SOURCE DATA
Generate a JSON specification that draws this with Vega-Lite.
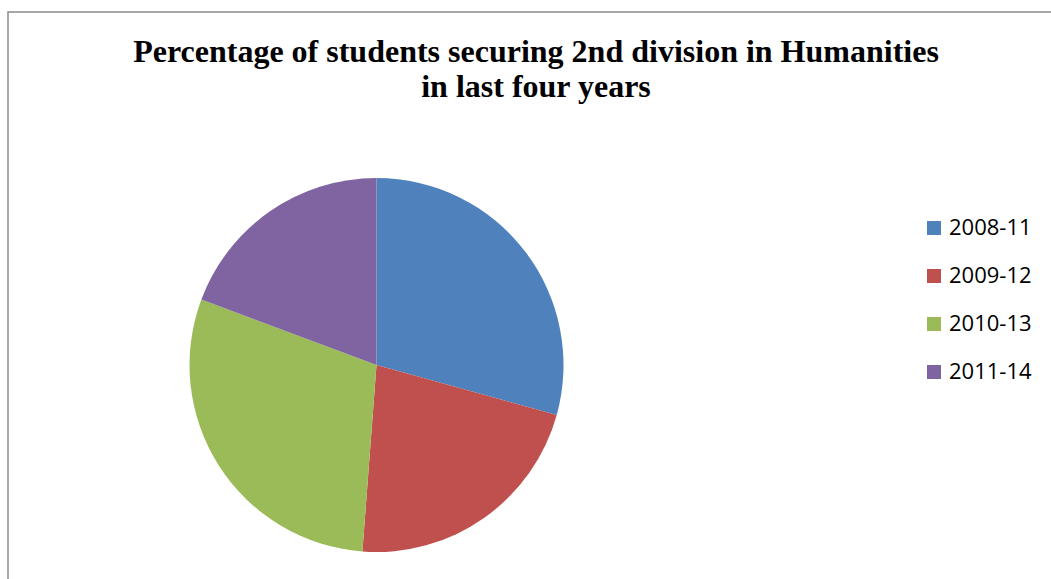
{
  "$schema": "https://vega.github.io/schema/vega-lite/v6.json",
  "autosize": {"type": "none"},
  "padding": {"left": 8, "top": 12, "right": 0, "bottom": 0},
  "width": 1100,
  "height": 620,
  "background": "white",
  "config": {"view": {"stroke": "#8a8a8a", "strokeWidth": 1.5}},
  "data": {"values": [
    {"period": "2008-11", "percent": 29.3, "idx": 1},
    {"period": "2009-12", "percent": 21.9, "idx": 2},
    {"period": "2010-13", "percent": 29.5, "idx": 3},
    {"period": "2011-14", "percent": 19.3, "idx": 4}
  ]},
  "layer": [
    {
      "mark": {"type": "arc", "outerRadius": 187, "x": 368.5, "y": 353},
      "encoding": {
        "theta": {"field": "percent", "type": "quantitative", "stack": true},
        "order": {"field": "idx", "type": "quantitative"},
        "color": {
          "field": "period", "type": "nominal",
          "scale": {"domain": ["2008-11", "2009-12", "2010-13", "2011-14"], "range": ["#4F81BD", "#C0504D", "#9BBB59", "#8064A2"]},
          "legend": {
            "title": null, "orient": "none", "legendX": 915, "legendY": 205,
            "symbolType": "square", "symbolSize": 196, "symbolStrokeWidth": 0,
            "labelFont": "Open Sans", "labelFontSize": 22, "labelColor": "black",
            "labelOffset": 4, "rowPadding": 26, "padding": 0
          }
        }
      }
    },
    {
      "data": {"values": [{"t": "Percentage of students securing 2nd division in Humanities", "yy": 1}, {"t": "in last four years", "yy": 2}]},
      "mark": {"type": "text", "font": "Liberation Serif", "fontWeight": "bold", "fontSize": 32, "color": "black", "align": "center", "baseline": "alphabetic", "x": 528},
      "encoding": {
        "text": {"field": "t"},
        "y": {"field": "yy", "type": "quantitative", "scale": {"domain": [1, 2], "range": [50, 85]}, "axis": null}
      }
    }
  ]
}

GIVEN REQUEST
Give the material again exactly as it is, but keep the pictures out.

FULL ANSWER
Generate a JSON specification that draws this with Vega-Lite.
{
  "$schema": "https://vega.github.io/schema/vega-lite/v6.json",
  "autosize": {"type": "none"},
  "padding": {"left": 8, "top": 12, "right": 0, "bottom": 0},
  "width": 1100,
  "height": 620,
  "background": "white",
  "config": {"view": {"stroke": "#8a8a8a", "strokeWidth": 1.5}},
  "data": {"values": [
    {"period": "2008-11", "percent": 29.3, "idx": 1},
    {"period": "2009-12", "percent": 21.9, "idx": 2},
    {"period": "2010-13", "percent": 29.5, "idx": 3},
    {"period": "2011-14", "percent": 19.3, "idx": 4}
  ]},
  "layer": [
    {
      "mark": {"type": "arc", "outerRadius": 187, "x": 368.5, "y": 353},
      "encoding": {
        "theta": {"field": "percent", "type": "quantitative", "stack": true},
        "order": {"field": "idx", "type": "quantitative"},
        "color": {
          "field": "period", "type": "nominal",
          "scale": {"domain": ["2008-11", "2009-12", "2010-13", "2011-14"], "range": ["#4F81BD", "#C0504D", "#9BBB59", "#8064A2"]},
          "legend": {
            "title": null, "orient": "none", "legendX": 915, "legendY": 205,
            "symbolType": "square", "symbolSize": 196, "symbolStrokeWidth": 0,
            "labelFont": "Open Sans", "labelFontSize": 22, "labelColor": "black",
            "labelOffset": 4, "rowPadding": 26, "padding": 0
          }
        }
      }
    },
    {
      "data": {"values": [{"t": "Percentage of students securing 2nd division in Humanities", "yy": 1}, {"t": "in last four years", "yy": 2}]},
      "mark": {"type": "text", "font": "Liberation Serif", "fontWeight": "bold", "fontSize": 32, "color": "black", "align": "center", "baseline": "alphabetic", "x": 528},
      "encoding": {
        "text": {"field": "t"},
        "y": {"field": "yy", "type": "quantitative", "scale": {"domain": [1, 2], "range": [50, 85]}, "axis": null}
      }
    }
  ]
}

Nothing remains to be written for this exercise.